How much loan you can take?

The loan amount depends on the surrender value of a policy, which can be up to 80-90% in case of traditional insurance plans with guaranteed returns. It can also vary from lender to lender. For instance, HDFC Bank provides loans up to 80% of the surrender value of the LIC policy being pledged with them, while LIC gives loans up to 90% of the surrender value of its policies, including cash value of bonus. For instance, if the surrender value of a policy is Rs 6 lakh, then you can get a loan of Rs 4.8 lakh to Rs 5.4 lakh.

Another important point to be noted is that one can take this loan as many times as one wishes, provided one is consistent with repayment and is eligible for an additional loan. Also, LIC offers a larger loan compared to other lenders.

Procedure for taking a loan

Once the surrender value of a policy is determined and the loan amount is approved, then you need to submit the original policy document to the lender you are taking the loan from, which will act as collateral. You also need to sign a deed of assignment, through which the benefits of the insurance policy get assigned to the lender during the tenure of the loan. In such a case the nomination on the policy will turn null and void. However, if the loan is taken from LIC itself, then there is no need for reassignment of a policy.

When the policy matures, the lender adjusts the remaining balance of the loan amount with the total claim settlement, and the balance is paid to the policyholder.

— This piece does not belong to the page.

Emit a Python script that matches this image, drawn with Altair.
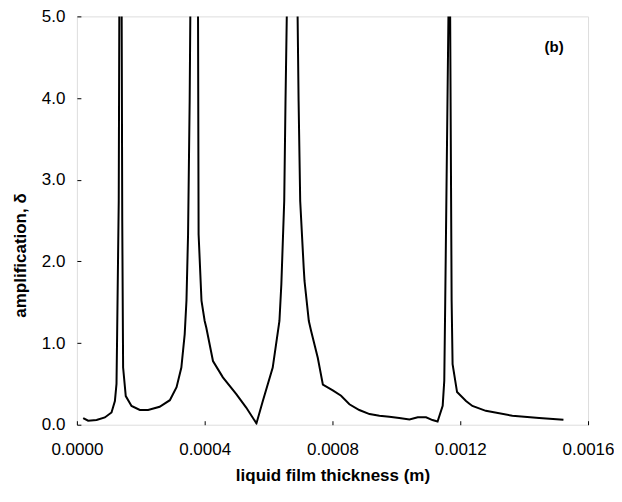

The good thing is that you can do all this online. The required documents can be uploaded online, and a physical copy can thereafter be submitted at any branch, there is no need to go to a home branch.

Conclusion

It is clear, thus, that apart from being your best friend in case something untoward happens to you, your life insurance policy can also help you tide over a short-term financial crisis. And you don’t have to look towards your relatives and friends for any financial help. So, stay healthy, secure and safe!